Work to do: Copy out the listing that follows, exactly, without its pictures.

Dataset content:
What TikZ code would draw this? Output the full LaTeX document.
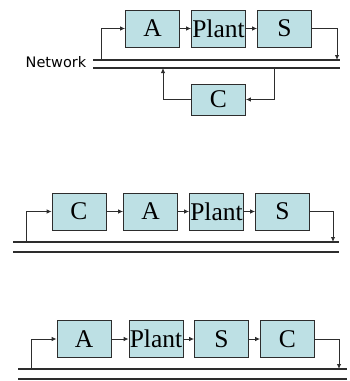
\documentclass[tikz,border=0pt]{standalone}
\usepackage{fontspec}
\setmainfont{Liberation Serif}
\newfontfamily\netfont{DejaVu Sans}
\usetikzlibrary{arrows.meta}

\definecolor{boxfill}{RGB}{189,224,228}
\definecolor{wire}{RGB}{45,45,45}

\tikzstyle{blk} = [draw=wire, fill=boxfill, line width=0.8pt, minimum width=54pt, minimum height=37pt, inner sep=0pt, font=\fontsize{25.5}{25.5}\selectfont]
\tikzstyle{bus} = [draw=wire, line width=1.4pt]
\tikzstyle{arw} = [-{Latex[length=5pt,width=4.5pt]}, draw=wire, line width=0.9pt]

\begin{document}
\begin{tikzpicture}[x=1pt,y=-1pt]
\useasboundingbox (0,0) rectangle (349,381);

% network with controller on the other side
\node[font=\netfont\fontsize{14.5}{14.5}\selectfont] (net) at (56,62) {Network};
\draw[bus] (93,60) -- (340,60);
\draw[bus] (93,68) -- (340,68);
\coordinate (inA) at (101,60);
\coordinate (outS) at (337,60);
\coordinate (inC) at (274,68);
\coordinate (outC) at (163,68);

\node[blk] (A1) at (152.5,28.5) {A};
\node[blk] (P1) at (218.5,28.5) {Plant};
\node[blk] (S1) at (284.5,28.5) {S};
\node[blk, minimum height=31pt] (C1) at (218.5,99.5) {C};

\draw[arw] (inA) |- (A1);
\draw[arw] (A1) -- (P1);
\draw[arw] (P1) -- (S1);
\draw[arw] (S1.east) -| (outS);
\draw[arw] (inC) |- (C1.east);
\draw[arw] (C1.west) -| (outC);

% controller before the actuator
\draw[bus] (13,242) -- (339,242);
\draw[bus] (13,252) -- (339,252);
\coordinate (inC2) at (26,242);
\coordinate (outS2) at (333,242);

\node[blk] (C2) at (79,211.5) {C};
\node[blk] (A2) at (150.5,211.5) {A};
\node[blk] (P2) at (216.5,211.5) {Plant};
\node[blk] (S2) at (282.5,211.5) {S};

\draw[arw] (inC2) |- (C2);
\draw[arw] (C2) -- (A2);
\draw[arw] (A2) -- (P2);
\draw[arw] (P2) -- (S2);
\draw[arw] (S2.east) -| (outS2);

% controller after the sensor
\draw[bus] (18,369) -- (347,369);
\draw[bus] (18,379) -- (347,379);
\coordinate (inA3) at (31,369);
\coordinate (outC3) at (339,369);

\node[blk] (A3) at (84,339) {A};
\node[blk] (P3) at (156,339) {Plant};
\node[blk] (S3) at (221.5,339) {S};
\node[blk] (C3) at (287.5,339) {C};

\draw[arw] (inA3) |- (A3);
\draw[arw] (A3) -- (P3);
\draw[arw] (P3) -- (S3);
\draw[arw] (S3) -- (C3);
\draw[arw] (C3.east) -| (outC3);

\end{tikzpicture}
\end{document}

Expected answer:
What TikZ code would draw this? Output the full LaTeX document.
\documentclass[tikz,border=0pt]{standalone}
\usepackage{fontspec}
\setmainfont{Liberation Serif}
\newfontfamily\netfont{DejaVu Sans}
\usetikzlibrary{arrows.meta}

\definecolor{boxfill}{RGB}{189,224,228}
\definecolor{wire}{RGB}{45,45,45}

\tikzstyle{blk} = [draw=wire, fill=boxfill, line width=0.8pt, minimum width=54pt, minimum height=37pt, inner sep=0pt, font=\fontsize{25.5}{25.5}\selectfont]
\tikzstyle{bus} = [draw=wire, line width=1.4pt]
\tikzstyle{arw} = [-{Latex[length=5pt,width=4.5pt]}, draw=wire, line width=0.9pt]

\begin{document}
\begin{tikzpicture}[x=1pt,y=-1pt]
\useasboundingbox (0,0) rectangle (349,381);

% network with controller on the other side
\node[font=\netfont\fontsize{14.5}{14.5}\selectfont] (net) at (56,62) {Network};
\draw[bus] (93,60) -- (340,60);
\draw[bus] (93,68) -- (340,68);
\coordinate (inA) at (101,60);
\coordinate (outS) at (337,60);
\coordinate (inC) at (274,68);
\coordinate (outC) at (163,68);

\node[blk] (A1) at (152.5,28.5) {A};
\node[blk] (P1) at (218.5,28.5) {Plant};
\node[blk] (S1) at (284.5,28.5) {S};
\node[blk, minimum height=31pt] (C1) at (218.5,99.5) {C};

\draw[arw] (inA) |- (A1);
\draw[arw] (A1) -- (P1);
\draw[arw] (P1) -- (S1);
\draw[arw] (S1.east) -| (outS);
\draw[arw] (inC) |- (C1.east);
\draw[arw] (C1.west) -| (outC);

% controller before the actuator
\draw[bus] (13,242) -- (339,242);
\draw[bus] (13,252) -- (339,252);
\coordinate (inC2) at (26,242);
\coordinate (outS2) at (333,242);

\node[blk] (C2) at (79,211.5) {C};
\node[blk] (A2) at (150.5,211.5) {A};
\node[blk] (P2) at (216.5,211.5) {Plant};
\node[blk] (S2) at (282.5,211.5) {S};

\draw[arw] (inC2) |- (C2);
\draw[arw] (C2) -- (A2);
\draw[arw] (A2) -- (P2);
\draw[arw] (P2) -- (S2);
\draw[arw] (S2.east) -| (outS2);

% controller after the sensor
\draw[bus] (18,369) -- (347,369);
\draw[bus] (18,379) -- (347,379);
\coordinate (inA3) at (31,369);
\coordinate (outC3) at (339,369);

\node[blk] (A3) at (84,339) {A};
\node[blk] (P3) at (156,339) {Plant};
\node[blk] (S3) at (221.5,339) {S};
\node[blk] (C3) at (287.5,339) {C};

\draw[arw] (inA3) |- (A3);
\draw[arw] (A3) -- (P3);
\draw[arw] (P3) -- (S3);
\draw[arw] (S3) -- (C3);
\draw[arw] (C3.east) -| (outC3);

\end{tikzpicture}
\end{document}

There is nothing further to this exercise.